Firstly the first line of the input file should be location of fasta file, not a pattern.
Please edit your input file and try again.

And the fasta file should start with '>' for each sequence!

from cas-offinder.

brownmk avatar brownmk commented on May 18, 2024

Hi, sorry for the confusion. I actually have the correct input files, I was only providing the info.
Here is an example:

cas-offinder> cat t.in
bg
NNNNNNNNNNNNNNNNNNNNNNN
GGCCGACCTGTCGCTGACGCAGG 5
cas-offinder> ls -lt bg
total 0
-rwxrwxrwx 1 owner Users 28 Apr 13 09:08 test.fa
cas-offinder> cat bg/test.fa

s1
GGCCGACCTGTCGCTGACGCAGG
cas-offinder> ./cas-offinder t.in C out
Total 1 device(s) found.
Loading input file...
Reading bg/test.fa...
Sending data to devices...
Chunk load started.
1 devices selected to analyze...
Finding pattern in chunk #1...
Comparing patterns in chunk #1...

Segmentation fault

If we prefix "N" to the s1 sequence, it works correctly.

from cas-offinder.

brownmk avatar brownmk commented on May 18, 2024

Some other suggestions: (1) cas-offinder currently can only take a directory name as the first input line, it would be really great if it can use a sequence file name instead. As we keep the hg38.fa file in a folder that contains many other sequence files. If I made a folder and create a symbolic link that points to hg38.fa, cas-offinder does not seem to be able to follow a symbolic link. (2) it will be great if we can specify the number of CPU/GPU to be used. We have a shared GPU cluster, if some GPUs are already in use, it will be great if we can tell cas-finder not to use all GPU devices. Thank you for your kind consideration!

from cas-offinder.

pjb7687 avatar pjb7687 commented on May 18, 2024

Thank you so much for your bug report and suggestions.

  1. I fixed the bug!
  2. Now Cas-OFFinder correctly follows symlinks. In addition, if a chromosome file is specified instead of the directory then it will be used for analysis.
  3. By specifying an integer number after C/G/A (e.g. cas-offinder input.txt G10 output.txt), user can limit the maximum number of devices for analysis. If user don't specify any number (as previous version), then Cas-OFFinder will try to use maximum number of GPUs installed on system.

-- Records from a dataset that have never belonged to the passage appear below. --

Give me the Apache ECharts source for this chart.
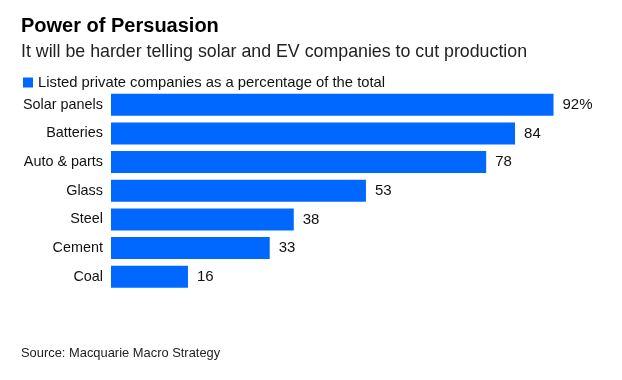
<!DOCTYPE html>
<html><head><meta charset="utf-8">
<script src="https://cdn.jsdelivr.net/npm/echarts@6/dist/echarts.min.js"></script>
<style>html,body{margin:0;padding:0;background:#fff}#c{width:622px;height:380px}</style>
</head><body><div id="c"></div>
<script>
const categories = ['Solar panels','Batteries','Auto & parts','Glass','Steel','Cement','Coal'];
const values = [92,84,78,53,38,33,16];
const seriesName = 'Listed private companies as a percentage of the total';
const FONT = '"Liberation Sans", Arial, sans-serif';
const chart = echarts.init(document.getElementById('c'));
chart.setOption({
  animation:false,
  backgroundColor:'#fff',
  title:[
    {text:'Power of Persuasion', left:16, top:11, textStyle:{fontFamily:FONT,fontSize:20,fontWeight:'bold',color:'#000'}},
    {text:'It will be harder telling solar and EV companies to cut production', left:16, top:38, textStyle:{fontFamily:FONT,fontSize:17.8,fontWeight:'normal',color:'#222'}},
    {text:'Source: Macquarie Macro Strategy', left:16, top:342, textStyle:{fontFamily:FONT,fontSize:12.9,fontWeight:'normal',color:'#222'}}
  ],
  legend:{left:18, top:70, itemWidth:10, itemHeight:10, itemGap:5, icon:'rect',
    textStyle:{fontFamily:FONT,fontSize:14.8,color:'#111',padding:[0,0,0,0]},
    data:[seriesName]},
  grid:{left:111, top:90.4, width:481, height:200.7, containLabel:false},
  xAxis:{type:'value', min:0, max:100, show:false},
  yAxis:{type:'category', data:categories, inverse:true,
    axisLine:{show:false}, axisTick:{show:false},
    axisLabel:{fontFamily:FONT, fontSize:14.4, color:'#111', margin:8}},
  series:[{name:seriesName, type:'bar', data:values, barWidth:22,
    itemStyle:{color:'#0068ff'},
    label:{show:true, position:'right', distance:9, fontFamily:FONT, fontSize:15, color:'#111',
      formatter:p=>p.dataIndex===0?p.value+'%':String(p.value)}}]
});
</script></body></html>
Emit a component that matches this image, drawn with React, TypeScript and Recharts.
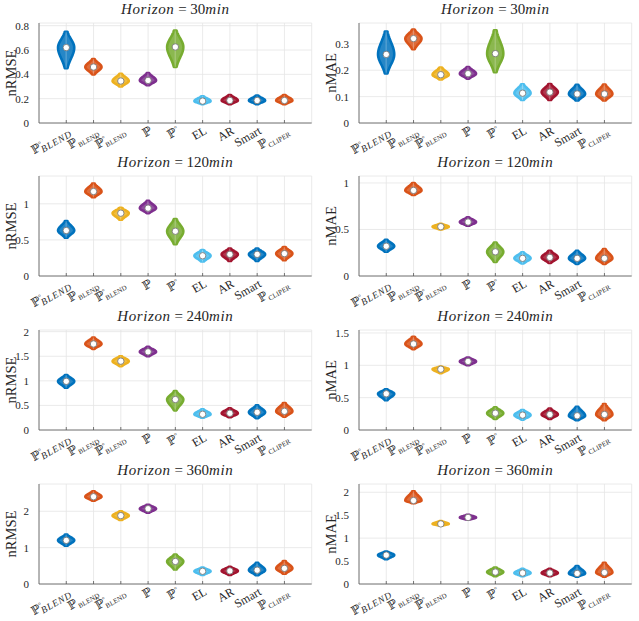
import React from "react";
import { ComposedChart, Bar, Cell, Line, XAxis, YAxis, CartesianGrid, Label } from "recharts";

// categories and their tick labels
const categories = ["PBLENDo", "PBLEND", "PhBLENDo", "P", "Po", "EL", "AR", "Smart", "PCLIPER"];
const tickMain = ["ℙ", "ℙ", "ℙ\u0302", "ℙ", "ℙ", "EL", "AR", "Smart", "ℙ"];
const tickSup = ["°", "", "°", "", "°", "", "", "", ""];
const tickSub = ["BLEND", "BLEND", "BLEND", "", "", "", "", "", "CLIPER"];

const horizons = [30, 120, 240, 360];

// nRMSE: median, lowest and highest value of each violin
const r30Med = [0.62, 0.46, 0.345, 0.35, 0.625, 0.18, 0.185, 0.185, 0.185];
const r30Lo = [0.45, 0.4, 0.3, 0.31, 0.46, 0.155, 0.155, 0.155, 0.155];
const r30Hi = [0.75, 0.525, 0.405, 0.41, 0.76, 0.22, 0.23, 0.225, 0.23];

const r120Med = [0.63, 1.17, 0.87, 0.94, 0.62, 0.28, 0.3, 0.3, 0.31];
const r120Lo = [0.53, 1.09, 0.78, 0.87, 0.44, 0.2, 0.21, 0.21, 0.22];
const r120Hi = [0.76, 1.28, 0.945, 1.04, 0.79, 0.36, 0.38, 0.38, 0.4];

const r240Med = [0.99, 1.75, 1.4, 1.59, 0.62, 0.32, 0.34, 0.36, 0.38];
const r240Lo = [0.86, 1.65, 1.3, 1.5, 0.4, 0.25, 0.26, 0.24, 0.27];
const r240Hi = [1.12, 1.88, 1.5, 1.69, 0.79, 0.42, 0.44, 0.5, 0.55];

const r360Med = [1.2, 2.4, 1.88, 2.07, 0.62, 0.35, 0.36, 0.38, 0.43];
const r360Lo = [1.05, 2.29, 1.76, 1.96, 0.4, 0.25, 0.25, 0.24, 0.28];
const r360Hi = [1.36, 2.55, 2.0, 2.18, 0.81, 0.45, 0.47, 0.58, 0.63];

// nMAE
const m30Med = [0.26, 0.32, 0.183, 0.187, 0.263, 0.113, 0.117, 0.11, 0.11];
const m30Lo = [0.188, 0.28, 0.165, 0.168, 0.193, 0.087, 0.087, 0.085, 0.085];
const m30Hi = [0.347, 0.354, 0.21, 0.212, 0.351, 0.147, 0.148, 0.145, 0.146];

const m120Med = [0.32, 0.92, 0.53, 0.58, 0.26, 0.19, 0.2, 0.19, 0.19];
const m120Lo = [0.26, 0.87, 0.5, 0.54, 0.15, 0.135, 0.14, 0.13, 0.13];
const m120Hi = [0.39, 1.0, 0.56, 0.63, 0.36, 0.255, 0.27, 0.27, 0.29];

const m240Med = [0.56, 1.33, 0.94, 1.06, 0.26, 0.23, 0.24, 0.22, 0.24];
const m240Lo = [0.46, 1.25, 0.88, 1.0, 0.17, 0.16, 0.17, 0.15, 0.15];
const m240Hi = [0.63, 1.44, 0.98, 1.12, 0.35, 0.31, 0.33, 0.36, 0.4];

const m360Med = [0.63, 1.82, 1.31, 1.45, 0.26, 0.24, 0.24, 0.23, 0.25];
const m360Lo = [0.54, 1.76, 1.27, 1.4, 0.17, 0.17, 0.17, 0.16, 0.16];
const m360Hi = [0.71, 2.02, 1.37, 1.51, 0.36, 0.33, 0.33, 0.39, 0.46];

// y axis ticks and upper limits
const r30Ticks = [0, 0.2, 0.4, 0.6, 0.8];
const r120Ticks = [0, 0.5, 1];
const r240Ticks = [0, 0.5, 1, 1.5, 2];
const r360Ticks = [0, 1, 2];
const m30Ticks = [0, 0.1, 0.2, 0.3];
const m120Ticks = [0, 0.5, 1];
const m240Ticks = [0, 0.5, 1, 1.5];
const m360Ticks = [0, 0.5, 1, 1.5, 2];
const rMax = [0.822, 1.385, 2.034, 2.75];
const mMax = [0.379, 1.075, 1.546, 2.18];

const colors = ["#0072BD", "#D95319", "#EDB120", "#7E2F8E", "#77AC30", "#4DBEEE", "#A2142F", "#0072BD", "#D95319"];

const FONT = "'Liberation Serif', 'DejaVu Serif', serif";
const TEXT = "#262626";

const rmse = [
  { med: r30Med, lo: r30Lo, hi: r30Hi, ticks: r30Ticks },
  { med: r120Med, lo: r120Lo, hi: r120Hi, ticks: r120Ticks },
  { med: r240Med, lo: r240Lo, hi: r240Hi, ticks: r240Ticks },
  { med: r360Med, lo: r360Lo, hi: r360Hi, ticks: r360Ticks },
];
const mae = [
  { med: m30Med, lo: m30Lo, hi: m30Hi, ticks: m30Ticks },
  { med: m120Med, lo: m120Lo, hi: m120Hi, ticks: m120Ticks },
  { med: m240Med, lo: m240Lo, hi: m240Hi, ticks: m240Ticks },
  { med: m360Med, lo: m360Lo, hi: m360Hi, ticks: m360Ticks },
];

const rowTops = [23, 176, 330, 484];
const CW = 320;
const CH = 170;

// violin drawn inside the bar's [lo, hi] rectangle
const Violin = (props: any) => {
  const { x, y, width, height, payload, fill } = props;
  if (!height || !payload) return null;
  const cx = x + width / 2;
  const hw = width * 0.3;
  const [lo, hi] = payload.range;
  const med = payload.med;
  const n = 40;
  const right: string[] = [];
  const left: string[] = [];
  for (let i = 0; i <= n; i++) {
    const t = i / n;
    const v = hi - t * (hi - lo);
    const py = y + t * height;
    const s = v >= med ? (hi - med) / 1.9 : (med - lo) / 1.9;
    const w = hw * Math.exp(-0.5 * ((v - med) / s) ** 2);
    right.push(`${(cx + w).toFixed(2)},${py.toFixed(2)}`);
    left.unshift(`${(cx - w).toFixed(2)},${py.toFixed(2)}`);
  }
  const d = `M${right.join("L")}L${left.join("L")}Z`;
  return (
    <g>
      <path d={d} fill={fill} fillOpacity={0.85} stroke={fill} strokeWidth={2.6} strokeLinejoin="round" />
      <line x1={cx} x2={cx} y1={y} y2={y + height} stroke="#ffffff" strokeOpacity={0.3} strokeWidth={1} />
    </g>
  );
};

const CatTick = (props: any) => {
  const { x, y, index } = props;
  const i = index;
  const sup = tickSup[i];
  const sub = tickSub[i];
  return (
    <g>
      <line x1={x} x2={x} y1={y} y2={y - 3} stroke="#555" strokeWidth={0.8} />
      <g transform={`translate(${x + 5},${y + 10}) rotate(-30)`}>
        <text textAnchor="end" fontFamily={FONT} fontSize={12} fill={TEXT}>
          <tspan>{tickMain[i]}</tspan>
          {sup ? <tspan dy={-4} fontSize={7}>{sup}</tspan> : null}
          {sub ? (
            <tspan
              dy={sup ? 7 : 3}
              dx={sup ? -3 : 0}
              fontSize={i === 0 ? 9.5 : 7}
              fontStyle={i === 0 ? "italic" : "normal"}
              letterSpacing={i === 0 ? 0.8 : 0}
            >
              {sub}
            </tspan>
          ) : null}
        </text>
      </g>
    </g>
  );
};

const Panel = ({ set, yMax, yLabel, title, left, top }: any) => {
  const rows = categories.map((name, i) => ({ name, range: [set.lo[i], set.hi[i]], med: set.med[i] }));
  const plotW = CW - 39 - 8.3;
  const pad = plotW * 0.05;
  return (
    <div style={{ position: "absolute", left, top: top - 23, width: CW, height: CH }}>
      <div
        style={{
          position: "absolute",
          left: 39,
          width: plotW,
          top: 2,
          textAlign: "center",
          fontFamily: FONT,
          fontSize: 15,
          lineHeight: "15px",
          color: TEXT,
          whiteSpace: "nowrap",
        }}
      >
        <i style={{ letterSpacing: 0.6 }}>Horizon</i> = {title}
        <i style={{ letterSpacing: 0.6 }}>min</i>
      </div>
      <ComposedChart width={CW} height={CH} data={rows} margin={{ top: 23, right: 8.3, left: 0, bottom: 0 }} barCategoryGap={0}>
        <CartesianGrid stroke="#e4e4e4" strokeWidth={0.8} />
        <XAxis
          dataKey="name"
          interval={0}
          padding={{ left: pad, right: pad }}
          height={47}
          tickSize={0}
          tickMargin={0}
          tickLine={false}
          axisLine={{ stroke: "#555", strokeWidth: 0.8 }}
          tick={<CatTick />}
        />
        <XAxis xAxisId="top" orientation="top" dataKey="name" height={0} tick={false} tickLine={false} axisLine={{ stroke: "#555", strokeWidth: 0.8 }} />
        <YAxis
          type="number"
          domain={[0, yMax]}
          ticks={set.ticks}
          allowDataOverflow
          width={39}
          tickLine={false}
          tickMargin={4}
          axisLine={{ stroke: "#555", strokeWidth: 0.8 }}
          tick={{ fontFamily: FONT, fontSize: 11, fill: TEXT }}
        >
          <Label
            content={(p: any) => {
              const vb = p.viewBox || {};
              const cy = vb.y + vb.height / 2;
              return (
                <text
                  x={16}
                  y={cy}
                  transform={`rotate(-90, 16, ${cy})`}
                  textAnchor="middle"
                  fontFamily={FONT}
                  fontSize={14.5}
                  fill={TEXT}
                >
                  {yLabel}
                </text>
              );
            }}
          />
        </YAxis>
        <YAxis yAxisId="right" orientation="right" width={0} tick={false} tickLine={false} axisLine={{ stroke: "#555", strokeWidth: 0.8 }} />
        <Bar dataKey="range" shape={<Violin />} isAnimationActive={false}>
          {rows.map((r, i) => (
            <Cell key={r.name} fill={colors[i]} />
          ))}
        </Bar>
        <Line
          dataKey="med"
          stroke="none"
          isAnimationActive={false}
          activeDot={false}
          dot={{ r: 3.2, fill: "#ffffff", stroke: "#6f6f6f", strokeWidth: 0.8 }}
        />
      </ComposedChart>
    </div>
  );
};

export default function App() {
  return (
    <div style={{ position: "absolute", left: 0, top: 0, width: 639, height: 621, background: "#fff" }}>
      {horizons.map((h, r) => (
        <React.Fragment key={h}>
          <Panel set={rmse[r]} yMax={rMax[r]} yLabel="nRMSE" title={`${h}`} left={0} top={rowTops[r]} />
          <Panel set={mae[r]} yMax={mMax[r]} yLabel="nMAE" title={`${h}`} left={320} top={rowTops[r]} />
        </React.Fragment>
      ))}
    </div>
  );
}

You can checkout and pull the latest version of develop branch for the above changes. They will be applied to master branch & released public after some testing.

Best,
Jeongbin

from cas-offinder.

brownmk avatar brownmk commented on May 18, 2024

Thank you so much for implementing all these requests so quickly!!
There seems to be some typos in the development branch:
(1) It does not compile well under Linux
read_fasta.cpp: input.open(buf); # buf should be path_buf?
read_twobit.cpp: input = fopen(buf, "rb"); # same, buf should be path_buf
Also, the follow does not compile. We probably need to define 'FILE *input' first, outside the ifdef/else
Then change FILE *input=... into input=...

#ifdef _WIN32
FILE *input = fopen(filepath.c_str(), "rb");
#else
... if (path_cnt >= 0)
FILE *input = fopen(path_buf, "rb");
else
FILE *input = fopen(filepath.c_str(), "rb");
(2) I made these changes and tested it, it does not seem to take a number after "G"
./cas_dev t.in G4 ooo
clCreateContext Failed: -33

(3) Since you are so open to suggestions, I have one last one. I try to use cas-offinder to implement what Broad group did in their 2015 paper. Since they allow up to 5 mismatches, cas-offinder will generate tons of output (for the many sgRNAs, I will be looking at GBs' output). So I plan to modify cas-offinder, so that it can dump output to stdout, then pipe the stdout to Broad's cfd-score-calculation and only keep the lines that has significant off-target scores. E.g., I will run:
cas-offinder input G - | cdf-score-calculation > cas_out.txt
So when output file name is "-", we can write to stdout, I guess you probably can support that. Now the question is you have other message lines also goes to stdout (instead of stderr), it is hard for cdf-score-calculation to figure out which line contains message, which contains actual data. I plan to modify cas-finder to prefix all data line with a character "@", if output file is "-", you might have a more creative and cleaner solution to this use case.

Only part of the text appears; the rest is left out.